Do you believe global warming is a threat? If so, are you serious about cutting down your share of carbon dioxide? For instance, by taking holidays in Torquay or Ilfracombe instead of Chiang Mai or Cancun? By cycling to work? By eating nothing grown outside the UK? It’s that kind of action that may be needed, not switching off the piddling little stand-by light on your television (although it all helps). You may be convinced by the climatologists, but do you think anything we can do will make much difference – when China, we are told, is apparently commissioning a coal-fired power-station every week? Their argument is sound: we have huge stocks of coal, they say; our people need electricity; and the Western World (especially the UK) burned coal for 200 years, so why shouldn’t we?
Or perhaps you still have lingering doubts because you remember experts telling us about the opposite kind of disaster? In 1982 a United Nations conference heard that dealing with the approaching ice age might mean dropping coal dust over the polar ice sheets to absorb radiation. It is apparent that 25 years later there is still room for alternative theories. Experts frequently break into the media to tell us it’s the sun, or that climate is always changing, or there are more important things to worry about, or it’s all hyped up to get money for climate research and the green parties.

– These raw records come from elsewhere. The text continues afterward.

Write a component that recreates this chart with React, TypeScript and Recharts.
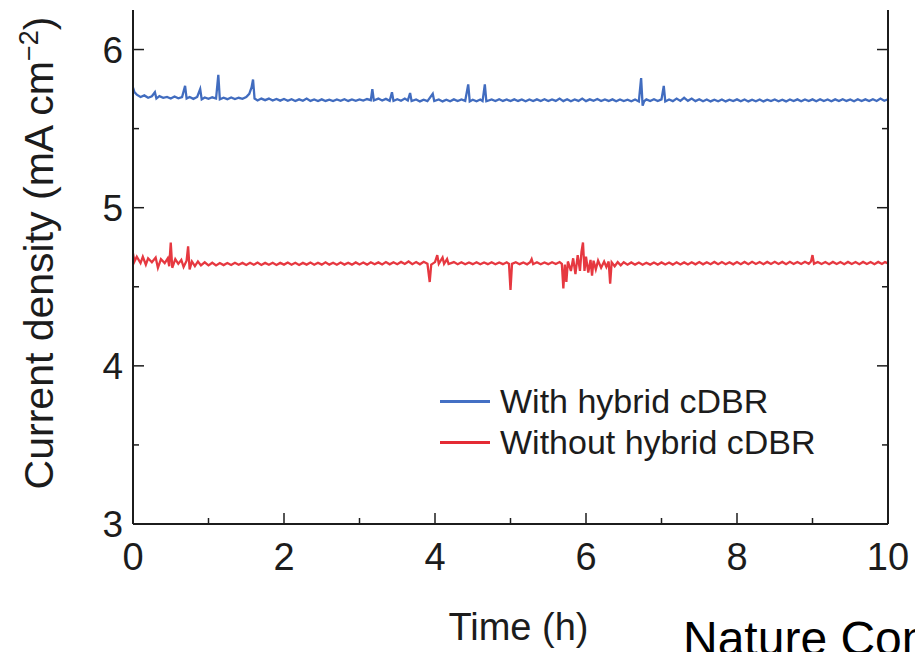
import { LineChart, Line, XAxis, YAxis } from 'recharts'

const timeTicks = [0, 1, 2, 3, 4, 5, 6, 7, 8, 9, 10]
const timeLabels = ['0', '', '2', '', '4', '', '6', '', '8', '', '10']
const currentTicks = [3, 3.5, 4, 4.5, 5, 5.5, 6]
const currentLabels = ['3', '', '4', '', '5', '', '6']

// [time (h), current density (mA cm^-2)]
const withCdbr: [number, number][] = [
  [0, 5.76], [0.02, 5.73], [0.05, 5.715], [0.1, 5.7], [0.15, 5.71], [0.2, 5.695], [0.25, 5.705],
  [0.29, 5.73], [0.31, 5.69], [0.35, 5.705], [0.4, 5.695], [0.45, 5.7], [0.5, 5.69], [0.55, 5.703],
  [0.6, 5.692], [0.65, 5.7], [0.69, 5.77], [0.71, 5.69], [0.75, 5.7], [0.8, 5.688], [0.85, 5.7],
  [0.89, 5.75], [0.91, 5.685], [0.95, 5.697], [1.0, 5.688], [1.05, 5.698], [1.1, 5.69], [1.13, 5.84],
  [1.15, 5.685], [1.2, 5.695], [1.25, 5.686], [1.3, 5.697], [1.35, 5.687], [1.4, 5.695], [1.45, 5.688],
  [1.5, 5.7], [1.54, 5.72], [1.57, 5.76], [1.59, 5.81], [1.61, 5.69], [1.65, 5.678], [1.7, 5.69],
  [1.75, 5.68], [1.8, 5.69], [1.85, 5.678], [1.9, 5.688], [1.95, 5.677], [2.0, 5.687], [2.05, 5.676],
  [2.1, 5.686], [2.15, 5.675], [2.2, 5.685], [2.25, 5.676], [2.3, 5.69], [2.35, 5.675], [2.4, 5.684],
  [2.45, 5.674], [2.5, 5.685], [2.55, 5.675], [2.6, 5.683], [2.65, 5.674], [2.7, 5.684], [2.75, 5.676],
  [2.8, 5.686], [2.85, 5.675], [2.9, 5.684], [2.95, 5.676], [3.0, 5.685], [3.05, 5.677], [3.1, 5.687],
  [3.15, 5.68], [3.17, 5.75], [3.19, 5.678], [3.25, 5.69], [3.3, 5.678], [3.35, 5.688], [3.4, 5.676],
  [3.43, 5.73], [3.45, 5.675], [3.5, 5.686], [3.55, 5.676], [3.6, 5.69], [3.64, 5.678], [3.67, 5.725],
  [3.69, 5.674], [3.75, 5.684], [3.8, 5.672], [3.85, 5.683], [3.9, 5.674], [3.97, 5.72], [3.99, 5.674],
  [4.05, 5.684], [4.1, 5.672], [4.15, 5.683], [4.2, 5.673], [4.25, 5.685], [4.3, 5.674], [4.35, 5.684],
  [4.4, 5.675], [4.44, 5.78], [4.46, 5.672], [4.5, 5.683], [4.55, 5.673], [4.6, 5.684], [4.63, 5.674],
  [4.66, 5.78], [4.68, 5.673], [4.75, 5.684], [4.8, 5.674], [4.85, 5.686], [4.9, 5.675], [4.95, 5.684],
  [5.0, 5.674], [5.05, 5.685], [5.1, 5.675], [5.15, 5.684], [5.2, 5.673], [5.25, 5.684], [5.3, 5.674],
  [5.35, 5.685], [5.4, 5.675], [5.45, 5.686], [5.5, 5.674], [5.55, 5.684], [5.6, 5.675], [5.65, 5.69],
  [5.7, 5.674], [5.75, 5.686], [5.8, 5.673], [5.85, 5.684], [5.9, 5.675], [5.95, 5.69], [6.0, 5.674],
  [6.05, 5.685], [6.1, 5.676], [6.15, 5.687], [6.2, 5.674], [6.25, 5.684], [6.3, 5.675], [6.35, 5.685],
  [6.4, 5.673], [6.45, 5.684], [6.5, 5.674], [6.55, 5.683], [6.6, 5.673], [6.65, 5.684], [6.7, 5.672],
  [6.73, 5.82], [6.75, 5.645], [6.77, 5.673], [6.8, 5.685], [6.85, 5.675], [6.9, 5.686], [6.95, 5.674],
  [7.0, 5.685], [7.03, 5.77], [7.05, 5.672], [7.1, 5.684], [7.15, 5.674], [7.2, 5.69], [7.25, 5.675],
  [7.3, 5.695], [7.35, 5.676], [7.4, 5.69], [7.45, 5.674], [7.5, 5.686], [7.55, 5.673], [7.6, 5.684],
  [7.65, 5.672], [7.7, 5.683], [7.75, 5.673], [7.8, 5.684], [7.85, 5.672], [7.9, 5.683], [7.95, 5.674],
  [8.0, 5.685], [8.05, 5.673], [8.1, 5.684], [8.15, 5.672], [8.2, 5.683], [8.25, 5.673], [8.3, 5.684],
  [8.35, 5.672], [8.4, 5.683], [8.45, 5.674], [8.5, 5.684], [8.55, 5.673], [8.6, 5.683], [8.65, 5.672],
  [8.7, 5.684], [8.75, 5.674], [8.8, 5.685], [8.85, 5.673], [8.9, 5.684], [8.95, 5.674], [9.0, 5.685],
  [9.05, 5.673], [9.1, 5.686], [9.15, 5.674], [9.2, 5.684], [9.25, 5.673], [9.3, 5.685], [9.35, 5.674],
  [9.4, 5.686], [9.45, 5.675], [9.5, 5.684], [9.55, 5.673], [9.6, 5.686], [9.65, 5.675], [9.7, 5.685],
  [9.75, 5.674], [9.8, 5.686], [9.85, 5.675], [9.9, 5.69], [9.95, 5.676], [10.0, 5.685],
]

const withoutCdbr: [number, number][] = [
  [0, 4.71], [0.02, 4.66], [0.05, 4.69], [0.1, 4.65], [0.13, 4.69], [0.17, 4.64], [0.2, 4.68],
  [0.25, 4.655], [0.3, 4.685], [0.33, 4.62], [0.37, 4.675], [0.42, 4.65], [0.46, 4.68], [0.48, 4.63],
  [0.5, 4.78], [0.52, 4.62], [0.56, 4.675], [0.6, 4.645], [0.64, 4.67], [0.67, 4.625], [0.71, 4.665],
  [0.73, 4.755], [0.75, 4.61], [0.78, 4.66], [0.82, 4.63], [0.86, 4.66], [0.9, 4.635], [0.95, 4.655],
  [1.0, 4.635], [1.05, 4.652], [1.1, 4.635], [1.15, 4.65], [1.2, 4.637], [1.25, 4.65], [1.3, 4.638],
  [1.35, 4.652], [1.4, 4.639], [1.45, 4.651], [1.5, 4.638], [1.55, 4.652], [1.6, 4.639], [1.65, 4.653],
  [1.7, 4.638], [1.75, 4.651], [1.8, 4.639], [1.85, 4.652], [1.9, 4.638], [1.95, 4.651], [2.0, 4.64],
  [2.05, 4.653], [2.1, 4.639], [2.15, 4.652], [2.2, 4.638], [2.25, 4.651], [2.3, 4.64], [2.35, 4.653],
  [2.4, 4.639], [2.45, 4.652], [2.5, 4.64], [2.55, 4.655], [2.6, 4.64], [2.65, 4.652], [2.7, 4.639],
  [2.75, 4.653], [2.8, 4.64], [2.85, 4.652], [2.9, 4.64], [2.95, 4.654], [3.0, 4.641], [3.05, 4.653],
  [3.1, 4.64], [3.15, 4.655], [3.2, 4.642], [3.25, 4.654], [3.3, 4.641], [3.35, 4.656], [3.4, 4.642],
  [3.45, 4.655], [3.5, 4.643], [3.55, 4.657], [3.6, 4.644], [3.65, 4.66], [3.7, 4.643], [3.75, 4.656],
  [3.8, 4.642], [3.85, 4.658], [3.9, 4.645], [3.93, 4.53], [3.95, 4.64], [4.0, 4.656], [4.03, 4.7],
  [4.05, 4.645], [4.1, 4.685], [4.12, 4.645], [4.16, 4.675], [4.18, 4.644], [4.25, 4.656], [4.3, 4.643],
  [4.35, 4.655], [4.4, 4.642], [4.45, 4.654], [4.5, 4.643], [4.55, 4.655], [4.6, 4.642], [4.65, 4.654],
  [4.7, 4.643], [4.75, 4.655], [4.8, 4.642], [4.85, 4.654], [4.9, 4.643], [4.95, 4.655], [4.98, 4.645],
  [5.0, 4.48], [5.02, 4.645], [5.07, 4.655], [5.12, 4.643], [5.17, 4.654], [5.22, 4.642], [5.26, 4.655],
  [5.28, 4.675], [5.3, 4.643], [5.35, 4.655], [5.4, 4.642], [5.45, 4.654], [5.5, 4.643], [5.55, 4.655],
  [5.6, 4.644], [5.65, 4.656], [5.68, 4.645], [5.7, 4.49], [5.72, 4.64], [5.74, 4.53], [5.76, 4.66],
  [5.8, 4.6], [5.83, 4.68], [5.86, 4.58], [5.89, 4.7], [5.92, 4.6], [5.94, 4.72], [5.96, 4.78],
  [5.98, 4.6], [6.0, 4.69], [6.03, 4.59], [6.06, 4.67], [6.08, 4.57], [6.1, 4.665], [6.13, 4.61],
  [6.16, 4.665], [6.2, 4.62], [6.24, 4.66], [6.27, 4.625], [6.3, 4.66], [6.32, 4.52], [6.34, 4.655],
  [6.38, 4.63], [6.42, 4.656], [6.46, 4.636], [6.5, 4.655], [6.55, 4.64], [6.6, 4.654], [6.65, 4.64],
  [6.7, 4.653], [6.75, 4.639], [6.8, 4.652], [6.85, 4.64], [6.9, 4.653], [6.95, 4.64], [7.0, 4.654],
  [7.05, 4.641], [7.1, 4.653], [7.15, 4.64], [7.2, 4.655], [7.25, 4.641], [7.3, 4.654], [7.35, 4.641],
  [7.4, 4.655], [7.45, 4.642], [7.5, 4.656], [7.55, 4.642], [7.6, 4.655], [7.65, 4.643], [7.7, 4.657],
  [7.75, 4.643], [7.8, 4.656], [7.85, 4.643], [7.9, 4.655], [7.95, 4.642], [8.0, 4.656], [8.05, 4.643],
  [8.1, 4.657], [8.15, 4.643], [8.2, 4.658], [8.25, 4.644], [8.3, 4.656], [8.35, 4.643], [8.4, 4.657],
  [8.45, 4.644], [8.5, 4.658], [8.55, 4.644], [8.6, 4.657], [8.65, 4.643], [8.7, 4.658], [8.75, 4.644],
  [8.8, 4.657], [8.85, 4.644], [8.9, 4.658], [8.95, 4.645], [8.98, 4.66], [9.0, 4.7], [9.02, 4.645],
  [9.07, 4.657], [9.12, 4.644], [9.17, 4.656], [9.22, 4.643], [9.27, 4.657], [9.32, 4.644], [9.37, 4.656],
  [9.42, 4.643], [9.47, 4.657], [9.52, 4.644], [9.57, 4.656], [9.62, 4.643], [9.67, 4.657], [9.72, 4.644],
  [9.77, 4.656], [9.82, 4.643], [9.87, 4.657], [9.92, 4.644], [9.96, 4.656], [10.0, 4.648],
]

const SERIES = [
  { key: 'with', label: 'With hybrid cDBR', color: '#2c5cb8', legendColor: '#4470c4', points: withCdbr },
  { key: 'without', label: 'Without hybrid cDBR', color: '#e3222b', legendColor: '#e42a34', points: withoutCdbr },
]

const FONT = '"Liberation Sans", Arial, Helvetica, sans-serif'
const INK = '#1c1c1c'

function TimeTick(props: any) {
  const { x, y, index } = props
  const label = timeLabels[index] ?? ''
  return (
    <g>
      <line x1={x} x2={x} y1={y} y2={y - (label ? 11 : 6)} stroke={INK} strokeWidth={1.5} />
      {label && (
        <text x={x} y={y + 46} textAnchor="middle" fontSize={38} fontFamily={FONT} fill={INK}>
          {label}
        </text>
      )}
    </g>
  )
}

function CurrentTick(props: any) {
  const { x, y, index } = props
  const label = currentLabels[index] ?? ''
  return (
    <g>
      <line x1={x} x2={x + (label ? 11 : 6)} y1={y} y2={y} stroke={INK} strokeWidth={1.5} />
      {label && (
        <text x={x - 10} y={y + 13} textAnchor="end" fontSize={37} fontFamily={FONT} fill={INK}>
          {label}
        </text>
      )}
    </g>
  )
}

function RightTick(props: any) {
  const { x, y, index } = props
  const major = currentLabels[index] !== ''
  return <line x1={x} x2={x - (major ? 11 : 6)} y1={y} y2={y} stroke={INK} strokeWidth={1.5} />
}

export default function App() {
  return (
    <div
      style={{
        position: 'absolute',
        left: 0,
        top: 0,
        width: 915,
        height: 652,
        overflow: 'hidden',
        background: '#fff',
        fontFamily: FONT,
      }}
    >
      <LineChart width={915} height={652} margin={{ top: 10, right: 0, bottom: 0, left: 0 }}>
        <XAxis
          dataKey="t"
          type="number"
          domain={[0, 10]}
          ticks={timeTicks}
          interval={0}
          allowDataOverflow
          height={128}
          tickSize={0}
          tickMargin={0}
          tickLine={false}
          axisLine={{ stroke: INK, strokeWidth: 2 }}
          tick={<TimeTick />}
          label={{
            value: 'Time (h)',
            position: 'insideBottom',
            offset: 12,
            fontSize: 38,
            fontFamily: FONT,
            fill: INK,
            dx: 8,
          }}
        />
        <YAxis
          yAxisId="left"
          type="number"
          domain={[3, 6.25]}
          ticks={currentTicks}
          interval={0}
          allowDataOverflow
          width={133}
          tickSize={0}
          tickMargin={0}
          tickLine={false}
          axisLine={{ stroke: INK, strokeWidth: 2 }}
          tick={<CurrentTick />}
          label={{
            content: () => (
              <text
                transform="translate(53, 253) rotate(-90)"
                textAnchor="middle"
                fontSize={41}
                fontFamily={FONT}
                fill={INK}
              >
                Current density (mA cm
                <tspan dy={-15} fontSize={27}>−2</tspan>
                <tspan dy={15}>)</tspan>
              </text>
            ),
          }}
        />
        <YAxis
          yAxisId="right"
          orientation="right"
          type="number"
          domain={[3, 6.25]}
          ticks={currentTicks}
          interval={0}
          allowDataOverflow
          width={27}
          tickSize={0}
          tickMargin={0}
          tickLine={false}
          axisLine={{ stroke: INK, strokeWidth: 2 }}
          tick={<RightTick />}
        />
        {SERIES.map((s) => (
          <Line
            key={s.key}
            yAxisId="left"
            data={s.points.map(([t, v]) => ({ t, v }))}
            dataKey="v"
            name={s.label}
            type="linear"
            stroke={s.color}
            strokeWidth={2.3}
            strokeOpacity={0.9}
            dot={false}
            activeDot={false}
            isAnimationActive={false}
          />
        ))}
      </LineChart>

      <div
        style={{
          position: 'absolute',
          left: 440,
          top: 381,
          fontFamily: FONT,
          fontSize: 34,
          color: INK,
          lineHeight: '41px',
        }}
      >
        {SERIES.map((s) => (
          <div key={s.key} style={{ display: 'flex', alignItems: 'center', height: 41 }}>
            <div style={{ width: 50, height: 3, background: s.legendColor, marginRight: 10 }} />
            <span style={{ whiteSpace: 'nowrap' }}>{s.label}</span>
          </div>
        ))}
      </div>

      <div
        style={{
          position: 'absolute',
          left: 683,
          top: 615,
          fontSize: 48,
          lineHeight: '48px',
          fontFamily: FONT,
          color: '#000',
          whiteSpace: 'nowrap',
        }}
      >
        Nature Communications
      </div>
    </div>
  )
}
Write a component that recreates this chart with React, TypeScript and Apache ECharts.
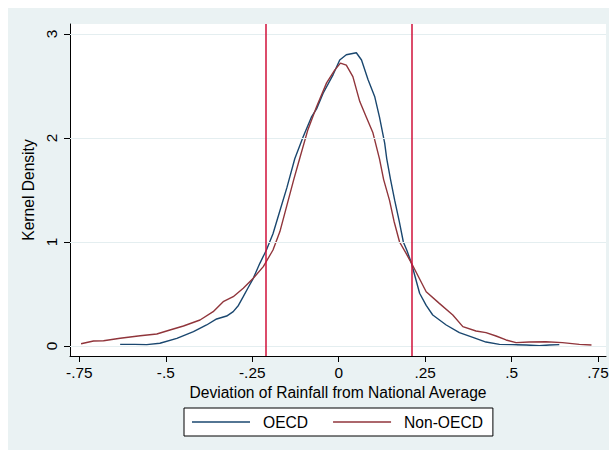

So you may be confused. Is it the media’s fault? Who is to blame for the conflicting opinions? The media are noted for their attention-grabbing headlines (though not this respectable magazine, of course). The way our opinions are formed is largely by way of TV and the newspapers; these outlets will seize on any new climatic theory and make a meal of it, regardless of the careful scientific note of caution that may appear in the press release.
It is therefore left to us to decide what to believe, without being given any clue as to whether the latest worrying paragraphs about the future state of the Earth are a certainty, a probability, a possibility, or a conjecture. Presumably we must take the blame for being confused, sceptical or apathetic. But selective quotation is the media’s way to success, so everything is thrown at us without the vital detail that would fix the headline data in its proper place on that important scale from certainty to conjecture. You need a good grounding in science subjects, plus time to read carefully what the Met Office’s climate unit at the Hadley Centre is putting out, before you would be able to take a view on the situation. Not many people have either the knowledge or the time to do that, yet we will all be called on to play our part in whatever the government of the day thinks right.
Because there is so much thoughtlessly printed and carelessly broadcast about the subject, the information has itself become a huge obstacle to understanding among those not scientifically astute enough to know their probabilities from their conjectures. We surely need to find an answer to this problem, which could in the next few years (in our democratic society) be at least as important as global warming itself. Governments who try to put through painful measures can easily fall. The kinds of action that might eventually be necessary to reduce the threat of global warming will quite definitely be unpopular. We have had a glimpse of what might be in store from the 600-page Stern report published last October. Votes are easily lost when a comfortable way of life is threatened.
The main problem with global warming, as I’ve said before, is that we do not at the moment know for certain what might happen; but we cannot afford not to take some worldwide action very soon, because if our climatologists are right then our Earth is in for a very rough time.
You may have to decide soon what you think about global warming. Are you ready?
Some of this is based on an article by the author which appeared in the October 2006 issue of Weather, the journal of the Royal Meteorological Society.